● TASK DETAILS
Leave out any pictures and transcribe all other data below exactly.

● DATA LINES

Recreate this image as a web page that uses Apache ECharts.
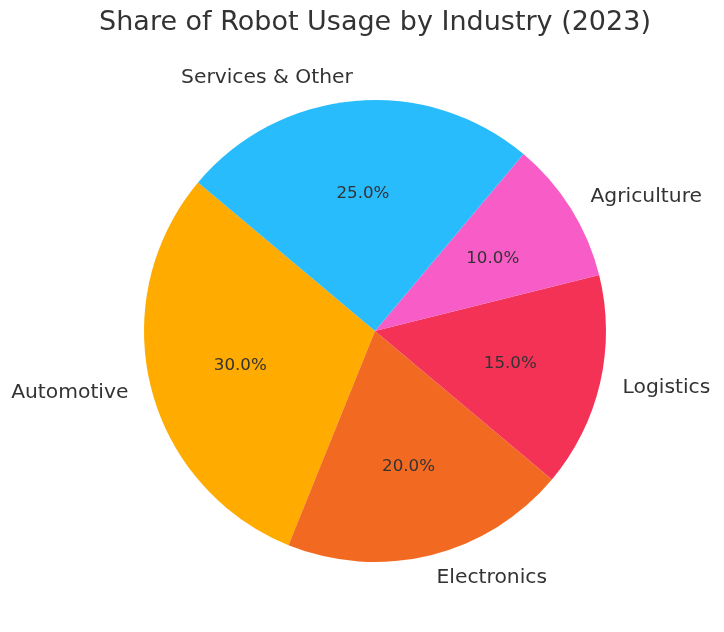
<!DOCTYPE html>
<html>
<head>
<meta charset="utf-8">
<script src="https://cdn.jsdelivr.net/npm/echarts@6/dist/echarts.min.js"></script>
<style>
html,body{margin:0;padding:0;background:#fff;}
#chart{width:724px;height:632px;}
</style>
</head>
<body>
<div id="chart"></div>
<script>
var categories = ["Automotive", "Electronics", "Logistics", "Agriculture", "Services & Other"];
var values = [30, 20, 15, 10, 25];
var colors = ["#FFAB00", "#F26A21", "#F43256", "#F75CC7", "#29BCFD"];
var titleText = "Share of Robot Usage by Industry (2023)";

var R = 231;
var center = [375, 331];
var font = "DejaVu Sans";

var outerData = categories.map(function (c, i) {
  return { name: c, value: values[i], itemStyle: { color: colors[i] } };
});
var innerData = categories.map(function (c, i) {
  return { name: c, value: values[i] };
});

var chart = echarts.init(document.getElementById('chart'), null, { renderer: 'canvas' });
chart.setOption({
  animation: false,
  backgroundColor: '#ffffff',
  graphic: [{
    type: 'text',
    x: center[0],
    y: 23,
    silent: true,
    style: {
      text: titleText,
      align: 'center',
      verticalAlign: 'middle',
      fontFamily: font,
      fontSize: 27,
      fill: '#333333'
    }
  }],
  series: [
    {
      type: 'pie',
      center: center,
      radius: [0, R],
      startAngle: 140,
      clockwise: false,
      avoidLabelOverlap: false,
      silent: true,
      data: outerData,
      itemStyle: { borderWidth: 0 },
      label: {
        show: true,
        position: 'outside',
        formatter: '{b}',
        fontFamily: font,
        fontSize: 20.3,
        color: '#333333',
        distanceToLabelLine: 0
      },
      labelLine: { show: false, length: R * 0.1, length2: 0 }
    },
    {
      type: 'pie',
      center: [center[0], center[1] + 1],
      radius: [R * 0.2 - 5.5, R],
      startAngle: 140,
      clockwise: false,
      avoidLabelOverlap: false,
      silent: true,
      data: innerData,
      itemStyle: { color: 'rgba(0,0,0,0)', borderWidth: 0 },
      label: {
        show: true,
        position: 'inside',
        formatter: function (p) { return p.percent.toFixed(1) + '%'; },
        fontFamily: font,
        fontSize: 16.7,
        color: '#333333'
      },
      labelLine: { show: false }
    }
  ]
});
</script>
</body>
</html>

● RESULT BELOW
Recreate this image as a web page that uses Apache ECharts.
<!DOCTYPE html>
<html>
<head>
<meta charset="utf-8">
<script src="https://cdn.jsdelivr.net/npm/echarts@6/dist/echarts.min.js"></script>
<style>
html,body{margin:0;padding:0;background:#fff;}
#chart{width:724px;height:632px;}
</style>
</head>
<body>
<div id="chart"></div>
<script>
var categories = ["Automotive", "Electronics", "Logistics", "Agriculture", "Services & Other"];
var values = [30, 20, 15, 10, 25];
var colors = ["#FFAB00", "#F26A21", "#F43256", "#F75CC7", "#29BCFD"];
var titleText = "Share of Robot Usage by Industry (2023)";

var R = 231;
var center = [375, 331];
var font = "DejaVu Sans";

var outerData = categories.map(function (c, i) {
  return { name: c, value: values[i], itemStyle: { color: colors[i] } };
});
var innerData = categories.map(function (c, i) {
  return { name: c, value: values[i] };
});

var chart = echarts.init(document.getElementById('chart'), null, { renderer: 'canvas' });
chart.setOption({
  animation: false,
  backgroundColor: '#ffffff',
  graphic: [{
    type: 'text',
    x: center[0],
    y: 23,
    silent: true,
    style: {
      text: titleText,
      align: 'center',
      verticalAlign: 'middle',
      fontFamily: font,
      fontSize: 27,
      fill: '#333333'
    }
  }],
  series: [
    {
      type: 'pie',
      center: center,
      radius: [0, R],
      startAngle: 140,
      clockwise: false,
      avoidLabelOverlap: false,
      silent: true,
      data: outerData,
      itemStyle: { borderWidth: 0 },
      label: {
        show: true,
        position: 'outside',
        formatter: '{b}',
        fontFamily: font,
        fontSize: 20.3,
        color: '#333333',
        distanceToLabelLine: 0
      },
      labelLine: { show: false, length: R * 0.1, length2: 0 }
    },
    {
      type: 'pie',
      center: [center[0], center[1] + 1],
      radius: [R * 0.2 - 5.5, R],
      startAngle: 140,
      clockwise: false,
      avoidLabelOverlap: false,
      silent: true,
      data: innerData,
      itemStyle: { color: 'rgba(0,0,0,0)', borderWidth: 0 },
      label: {
        show: true,
        position: 'inside',
        formatter: function (p) { return p.percent.toFixed(1) + '%'; },
        fontFamily: font,
        fontSize: 16.7,
        color: '#333333'
      },
      labelLine: { show: false }
    }
  ]
});
</script>
</body>
</html>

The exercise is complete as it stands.